I am an historian of Australia’s military history. Although employed by a university, I make this submission as an individual.
Since 1901, Australia has become involved in a dozen overseas conflicts; all of them as part of either the British empire and commonwealth or as part of the American alliance. While some of those conflicts concerned Australia’s interests directly, most did not. While there were explicable historical reasons for Australia’s participation in most conflicts, I believe that the era when Australia was committed to war because of its subservience to other nations should have ended. In the future, if Australia is to be an independent nation, it must retain the right to decide whether to go to war, and not be committed in advance because of an entangling alliance.
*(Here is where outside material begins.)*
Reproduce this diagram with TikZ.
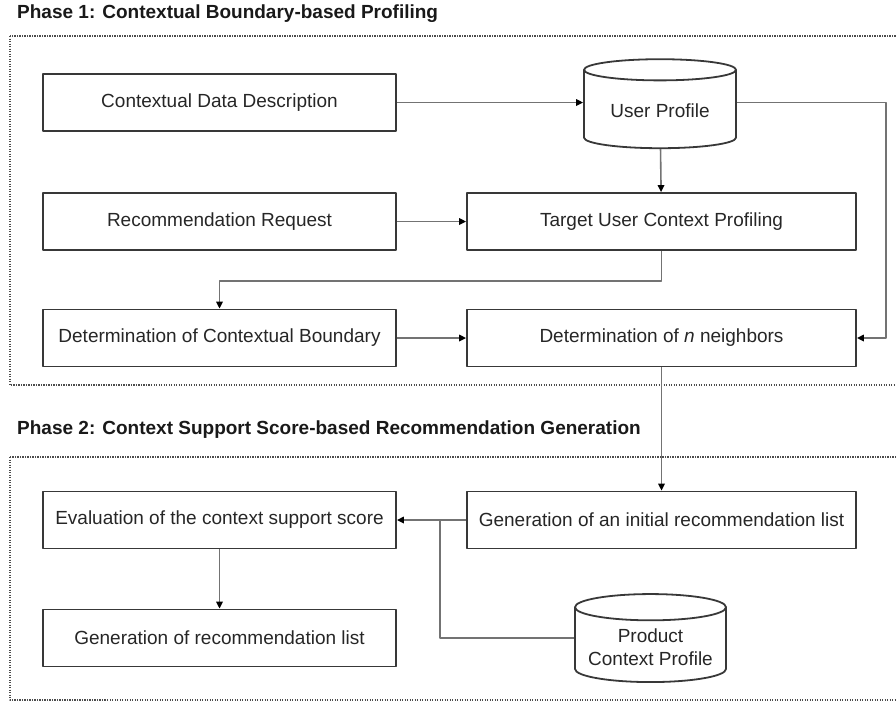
\documentclass[tikz,border=0pt]{standalone}
\usepackage{fontspec}
\setmainfont{Liberation Sans}
\usetikzlibrary{shapes.geometric,arrows.meta}
\begin{document}
\begin{tikzpicture}[line join=round,x=1pt,y=-1pt,
    font=\fontsize{19}{22.5}\selectfont,
    box/.style={draw=black!78,line width=1.8pt,text=black!85,minimum height=57pt},
    lbox/.style={box,minimum width=353pt},
    rbox/.style={box,minimum width=389pt},
    db/.style={cylinder,shape border rotate=90,draw=black!78,line width=1.8pt,aspect=0.2,
        text=black!85,align=center,minimum width=152pt,minimum height=89pt},
    line/.style={draw=black!55,line width=1.6pt},
    conn/.style={line,-{Triangle[length=7pt,width=6.5pt,color=black]}},
    frame/.style={draw=black!70,line width=1.8pt,dash pattern=on 1.2pt off 1.3pt},
    phase/.style={anchor=west,inner sep=0pt,font=\fontsize{19}{22.5}\selectfont\bfseries,text=black!90}]
    \useasboundingbox (0,0) rectangle (896,705);
    \clip (0,0) rectangle (896,705);
    \node[phase] (ph1) at (17,14) {Phase 1: Contextual Boundary-based Profiling};
    \node[phase] (ph2) at (17,430) {Phase 2: Context Support Score-based Recommendation Generation};
    \draw[frame] (10,36) rectangle (905,385);
    \draw[frame] (10,457) rectangle (905,700);
    \node[lbox] (cdd) at (219.5,102.5) {Contextual Data Description};
    \node[lbox] (rr) at (219.5,221.5) {Recommendation Request};
    \node[lbox] (dcb) at (219.5,338) {Determination of Contextual Boundary};
    \node[db] (up) at (660,111) {User Profile};
    \node[rbox] (tucp) at (661.5,221.5) {Target User Context Profiling};
    \node[rbox] (dn) at (661.5,338) {Determination of \textit{n} neighbors};
    \node[lbox] (ecs) at (219.5,520) {Evaluation of the context support score};
    \node[lbox] (grl) at (219.5,638) {Generation of recommendation list};
    \node[rbox] (gir) at (661.5,520) {Generation of an initial recommendation list};
    \node[db,minimum width=151pt,minimum height=88pt] (pcp) at (650.5,647) {Product\\Context Profile};
    \draw[conn] (cdd.east) -- (cdd.east -| up.west);
    \draw[conn] (up) -- (tucp);
    \draw[conn] (up.east |- cdd.east) -- ++(149,0) |- (dn.east);
    \draw[conn] (rr) -- (tucp);
    \draw[conn] (tucp.south) -- ++(0,30) -| (dcb.north);
    \draw[conn] (dcb) -- (dn);
    \draw[conn] (dn) -- (gir);
    \draw[conn] (gir) -- (ecs);
    \draw[line] ([yshift=9pt]pcp.west) -| ([xshift=-26pt]gir.west);
    \draw[conn] (ecs) -- (grl);
\end{tikzpicture}
\end{document}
In that all of its wars hitherto have been in association with either or both Britain and the United States, it makes little sense to me that we should once again be bound to those nations’ decisions. The American wars which Australia has embarked since 1962 especially should enjoin caution. Under the American alliance, Australia has been involved a series of failed, unnecessary conflicts which have not served its interests. That blind obedience should be challenged and at least debated widely. The AUKUS agreement seems to me to be a dangerous, open-ended commitment to join a UK-US alliance regardless of the merits of its actions. This to me seems to abrogate responsibility for national security. I believe that the decision over whether should join this alliance should be deferred pending wide-ranging debate, lest Australia repeat in the next century the errors of the last.